Functional rehabilitation is an extension of the traditional elements of injury management focused on activities of daily living, sport and recreation activities, and demands of employment.
Humans are born with certain "operating systems" that function outside our conscience awareness. The ability of the heart to beat, the digestive system to process food into useable fuel and the respiratory system to oxygenate our tissues are examples of human "operating systems" at work. Our ability to move as humans is developed from such basic programs. An infant does not need to be taught how to lift its head, grasp a toy, roll over or crawl. All these movements patterns occur automatically in a specific sequence and form the basis for all of the more complex human movements related to gait, level changes (squatting, lunging and climbing), pushing, pulling and rotating. Basic trunk or core stabilization is a function of this preprogrammed, automatic movement "operating system", and is a prerequisite for all movements in all postures.
The normal function of this preprogrammed stabilizing system can become disrupted through injury, repetitive motion, sustained postures that stress muscles, ligaments and joints and also by emotional and psychological stresses. Ultimately, if the function of the movement system becomes sufficiently disrupted, the sensation of pain will arise. Pain is an indication that the brain perceives an area of the body is under sufficient threat or potential for damage that action is required to cease the perceived offending activity. Pain has been shown to alter the normal function of the movement system programs, precipitating alterations in fundamental movements.

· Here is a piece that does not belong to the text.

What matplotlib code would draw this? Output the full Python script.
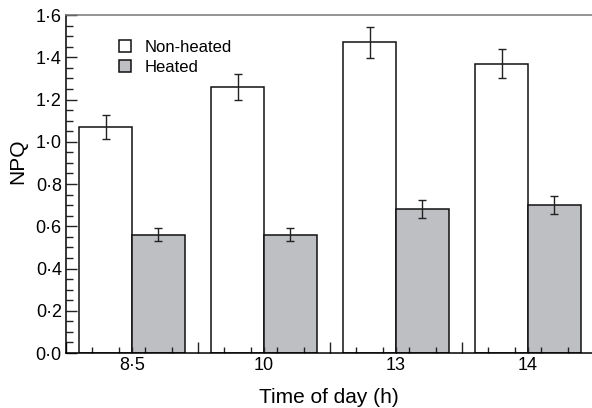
import numpy as np
import matplotlib.pyplot as plt
from matplotlib.ticker import FuncFormatter

plt.rcParams['font.family'] = ['Liberation Sans', 'DejaVu Sans']

# --- dados ---
times = ['8·5', '10', '13', '14']
non_heated = [1.07, 1.26, 1.47, 1.37]
non_heated_err = [0.055, 0.06, 0.072, 0.067]
heated = [0.56, 0.56, 0.68, 0.70]
heated_err = [0.03, 0.03, 0.043, 0.042]

x = np.arange(len(times))
w = 0.4

fig = plt.figure(figsize=(5.92, 4.08), dpi=100)
ax = fig.add_axes([0.1115, 0.1348, 0.8885, 0.8284])

err_kw = dict(elinewidth=1, capsize=3, capthick=1, ecolor='#222222')
ax.bar(x - w / 2, non_heated, w, yerr=non_heated_err, color='white',
       edgecolor='#111111', linewidth=1.1, error_kw=err_kw, label='Non-heated')
ax.bar(x + w / 2, heated, w, yerr=heated_err, color='#bebfc2',
       edgecolor='#111111', linewidth=1.1, error_kw=err_kw, label='Heated')

ax.set_xlim(-0.5, 3.485)
ax.set_ylim(0, 1.6)

# eixo x: ticks maiores nas fronteiras, menores a cada 0.2, rótulos no centro
bounds = [-0.5, 0.5, 1.5, 2.5]
ax.set_xticks(bounds, [''] * len(bounds))
minor_pos = []
minor_lab = []
for i in range(len(times)):
    for k in range(1, 5):
        minor_pos.append(i - 0.5 + 0.2 * k)
        minor_lab.append('')
    minor_pos.append(i)
    minor_lab.append(times[i])
ax.set_xticks(minor_pos, minor_lab, minor=True)

ax.set_yticks(np.arange(0, 1.61, 0.2))
ax.set_yticks(np.arange(0, 1.61, 0.05), minor=True)
ax.yaxis.set_major_formatter(FuncFormatter(lambda v, p: f'{v:.1f}'.replace('.', '·')))

ax.tick_params(axis='both', which='both', direction='in', labelsize=13, width=1, color='#222222')
ax.tick_params(axis='y', which='major', length=8, pad=3)
ax.tick_params(axis='y', which='minor', length=5)
ax.tick_params(axis='x', which='major', length=8)
ax.tick_params(axis='x', which='minor', length=4, pad=3)

ax.spines['right'].set_visible(False)
ax.spines['top'].set_color('#777777')
for s in ['left', 'bottom', 'top']:
    ax.spines[s].set_linewidth(1.1)

ax.set_ylabel('NPQ', fontsize=15)
ax.yaxis.set_label_coords(-0.074, 0.568)
ax.set_xlabel('Time of day (h)', fontsize=15, labelpad=10)

ax.legend(loc='upper left', bbox_to_anchor=(0.1008, 0.926), frameon=False,
          fontsize=12, handlelength=0.7, handleheight=0.7, handletextpad=0.85,
          labelspacing=0.28, borderpad=0, borderaxespad=0)

fig.savefig('out.png', dpi=100)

Functional rehabilitation has been described as an extension of the traditional elements of injury management with the purpose to return the patient to highly complex movement patterns related to activities of daily living (ADLs), sport and recreation activities (SRA) and demands of employment (DE). While managing pain and inflammation and restoring flexibility and strength in the local area of injury or insult is important in the rehabilitation process, functional rehabilitation recognizes that after injury adaptations occur in the movement system. These adaptations may exist long after symptomatic recovery from injury resulting in functional deficits that may be missed on a standard physical assessment.
Our approach is to assess alignment and balance and fundamental movements in order to identify the presence of alterations in the function of the movement system. Individualized strategies are then developed for reactivating the core stability system and restoring functional mobility and stability throughout the body.